Türk iş dünyasından pek çok ismi davetliler arasında görmek mümkündü. Şevket Sabancı, Bülent Eczacıbaşı, Serpil Timuray, Zafer Kurtul, Şerif Egeli, Mehmet Berkman, Temel Kotil ve Mehmet Ali Yalçındağ gözüme çarpanlar arasındaydı.
Ve yine boruların ortalığı çınlatmasından sonra konuşmasına başlayan Abdullah Gül, 1867 yılında Kraliçe Victoria’nın davetlisi olarak Londra’yı ziyaret eden Sultan Abdülaziz için de aynı mekanda bir davet verildiğini anlattı, ardından “Sultan düzenlenen geceden o kadar etkilenmiş ki, gece yarısına kadar kalmış. Ama merak etmeyin, ben sizi gece yarısına kadar burada alıkoymayacağım” diye devam etti. Salondan kahkahalar yükseldi.
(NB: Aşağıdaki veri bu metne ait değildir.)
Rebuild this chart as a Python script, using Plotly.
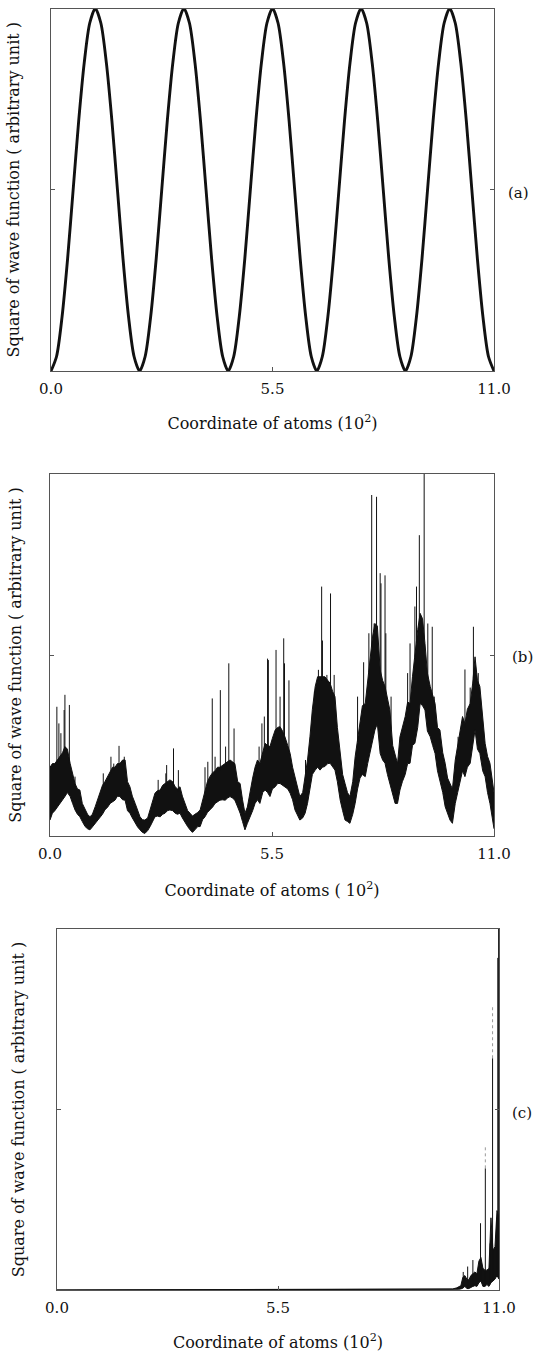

Gül’ün, ardından “Lord” unvanlı Londra iç Şehir Belediye Başkanı Alderman David Wooten konuşmasını yaptı. Tabii, bu konuşmaların içeriğinde tarihten çok ticaret, yatırım, ithalat, ihracat gibi kavramlar ağır basıyordu.
GÖZLERİ TÜRKİYE PAZARINDA
Şurası çok açık. Avrupa büyük bir ekonomik kriz içinde seyrederken Türk ekonomisinin geçen yıl yüzde 9’luk bir büyüme rakamı gerçekleştirmiş olması, buradaki iş dünyasının bütün dikkat ve ilgisinin Türkiye’ye çevrilmesine yol açıyor.
İngiltere, bugün Türkiye’nin ihracatında Almanya’dan sonra ikinci geliyor. (7.3 milyar dolar) İthalatta da onuncu. (4.7 milyar dolar) Karşılıklı toplam ticaret hacmi geçen yıl 12 milyar dolara ulaşmış; üstelik açık Türkiye lehine. İngiltere, Türkiye’deki ikinci büyük yatırımcı ülke. Yatırımların toplamı 4.1 milyar dolara gelmiş durumda.
Ekonomik sıkıntılar nedeniyle iç talebi kısmak zorunda olan İngiltere, ne yapıp yapıp ihracatını artırma hedefine kilitlenmiş. Türkiye de İngiltere için en cazip pazarlardan biri olarak beliriyor. Başbakan David Cameron da önceki gün Cumhurbaşkanı Gül ile görüştükten sonra Türkiye ile karşılıklı ticareti 5 yıl içinde iki katına çıkartma hedeflerini vurguladı.
Guild Hall’daki boruların ortalığı çınlatan seslerinin şifrelerini biraz da buradan okuyabilirsiniz.